I feel sorry for the Russian rank and file. I really do. (What is the equivalent generic for a Russian soldier anyway?) But all I can think of is Patton, and hope that the poor bastards die for Russia and don’t win.
How many people are still there? We’ve all been watching the women and children leaving, I’d have to guess that at least a million of those folks are gone now.
I really don’t think the world will let them starve. Food will start arriving by various means, they might get a little hungry but I honestly doubt anyone will starve. Please pray that I am right.
They don’t want to kill their cousins or have a sunflower babushka curse them. The only one getting anything out of this is Putin and I think his thrills stopped a few days ago.
An assassination attempt on Zelenskyy, to have been carried out by a Chechan special forces squad, has been foiled after the Ukrainians were tipped off by the FSB.
If even the KGB itself is acting against Putin now, then his time in office is probably drawing to a close.
This is one part of the whole war I don’t understand. Why are Chechens so eager to fight for Putin? Didn’t Russia commit atrocities against the Chechen people in the recent past? To use a WWII analogy, wouldn’t this be like Hitler sending a squad of Polish soldiers to try to assassinate Churchill?
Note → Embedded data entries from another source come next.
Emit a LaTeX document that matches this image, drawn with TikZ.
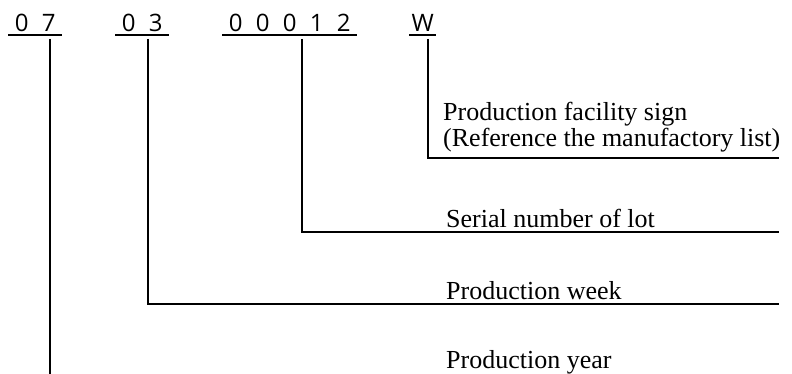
\documentclass[tikz,border=0pt]{standalone}
\usepackage{fontspec}
\setmainfont{Liberation Serif}
\newfontfamily\digitfont{Open Sans}
\newcommand\dcell[1]{\makebox[27pt]{#1}}
\begin{document}
\begin{tikzpicture}[x=1pt,y=-1pt,
  code/.style={inner sep=0pt,anchor=base west,font=\digitfont\fontsize{24}{28}\selectfont},
  lbl/.style={inner sep=0pt,anchor=base west,font=\fontsize{26}{29}\selectfont},
  uline/.style={line width=1.4pt},
  conn/.style={line width=1.4pt}]
\useasboundingbox (0,0) rectangle (792,374);
% code groups
\node[code] (g07) at (8,32) {\dcell{0}\dcell{7}};
\node[code] (g03) at (115,32) {\dcell{0}\dcell{3}};
\node[code] (g12) at (222,32) {\dcell{0}\dcell{0}\dcell{0}\dcell{1}\dcell{2}};
\node[code] (gW) at (409,32) {\dcell{W}};
\foreach \g in {g07,g03,g12,gW}
  \draw[uline] ([yshift=-3pt]\g.base west) -- ([yshift=-3pt]\g.base east);
% connector start points
\coordinate (p07) at (50,39);
\coordinate (p03) at (148,39);
\coordinate (p12) at (302,39);
\coordinate (pW) at (428,39);
% end points
\coordinate (eW) at (779,158);
\coordinate (e12) at (779,232);
\coordinate (e03) at (779,304);
\coordinate (e07) at (50,374);
% labels
\node[lbl] (lW1) at (443,121) {Production facility sign};
\node[lbl] (lW2) at (443,147) {(Reference the manufactory list)};
\node[lbl] (l12) at (446,227) {Serial number of lot};
\node[lbl] (l03) at (446,299) {Production week};
\node[lbl] (l07) at (446,368) {Production year};
% connectors
\draw[conn] (pW) |- (eW);
\draw[conn] (p12) |- (e12);
\draw[conn] (p03) |- (e03);
\draw[conn] (p07) -- (e07);
\end{tikzpicture}
\end{document}
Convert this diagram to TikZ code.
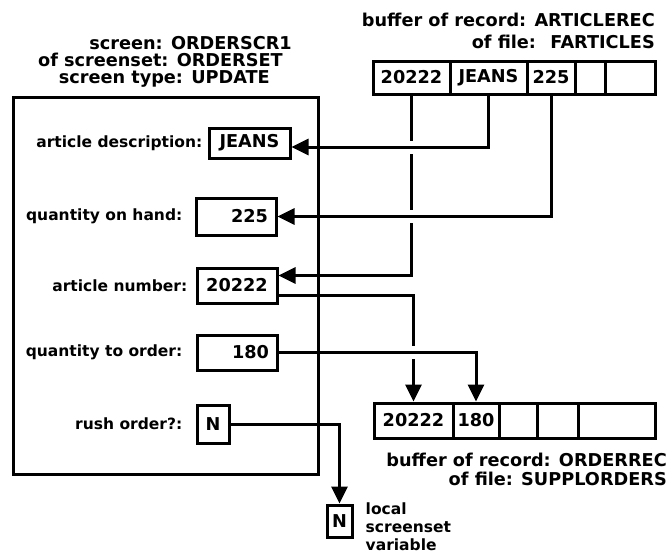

Well…how, is the question. If the Russkies surround the whole city, then foreign food-laden vehicles aren’t going to get in, and airdropped food (ie Berlin Airlift) isn’t going to work either.
The ruble is worth less than one cent now. And Putin is terrified that money is leaving the country, so he has banned more than $10,000 from being taken out of the country.
To readers that don’t know the typical exchange value of the ruble, it was trading at about 1.2-1.3 cents before the invasion and is now at 0.9 cents. So a significant enough drop. (I just say that because “worth less than one cent” doesn’t really mean anything to me without knowing what it was worth before, which was just over one cent.)